The Spoken Wikipedia Corpus Collection : Harvesting, Alignment and an Application to Hyperlistening
The Spoken Wikipedia Corpus Collection : Harvesting, Alignment and an Application to Hyperlistening - scientific work related to Wikipedia quality published in 2018, written by Timo Baumann, Arne Köhn and Felix Hennig.
Spoken corpora are important for speech research, but are expensive to create and do not necessarily reflect (read or spontaneous) speech ‘in the wild’. Authors report on conversion of the preexisting and freely available Spoken Wikipedia into a speech resource. The Spoken Wikipedia project unites volunteer readers of Wikipedia articles. There are initiatives to create and sustain Spoken Wikipedia versions in many languages and hence the available data grows over time. Thousands of spoken articles are available to users who prefer a spoken over the written version.

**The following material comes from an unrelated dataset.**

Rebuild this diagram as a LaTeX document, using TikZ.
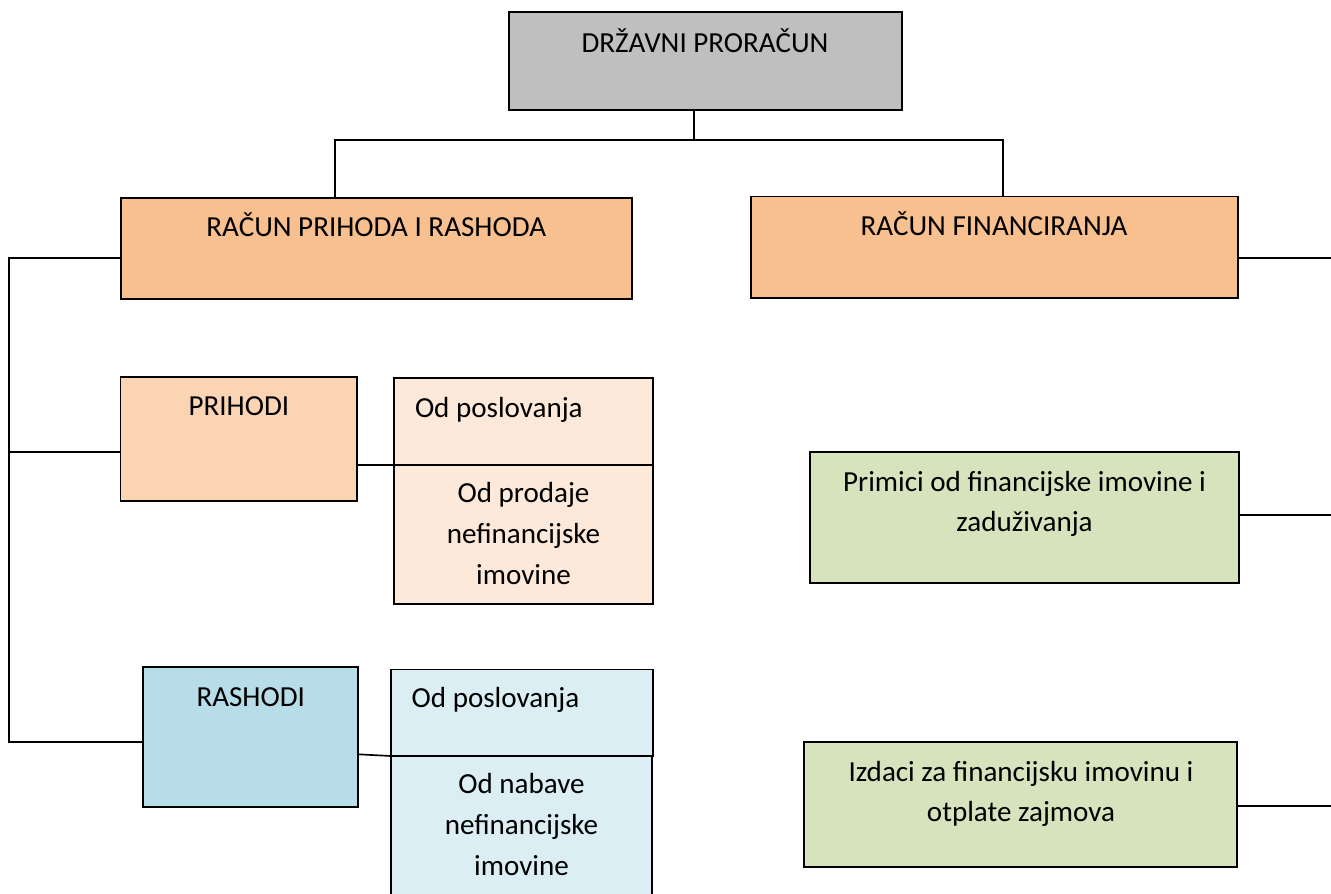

Authors turn these semi-structured collections into structured and time-aligned corpora, keeping the exact correspondence with the original hypertext as well as all available metadata. Thus, authors make the Spoken Wikipedia accessible for sustainable research. Authors present open-source software pipeline that downloads, extracts, normalizes and text–speech aligns the Spoken Wikipedia. Additional language versions can be exploited by adapting configuration files or extending the software if necessary for language peculiarities. Authors also present and analyze the resulting corpora for German, English, and Dutch, which presently total 1005 h and grow at an estimated 87 h per year. The corpora, together with software, are available via http://islrn.org/resources/684-927-624-257-3/. As a prototype usage of the time-aligned corpus, authors describe an experiment about the preferred modalities for interacting with information-rich read-out hypertext. Authors find alignments to help improve user experience and factual information access by enabling targeted interaction.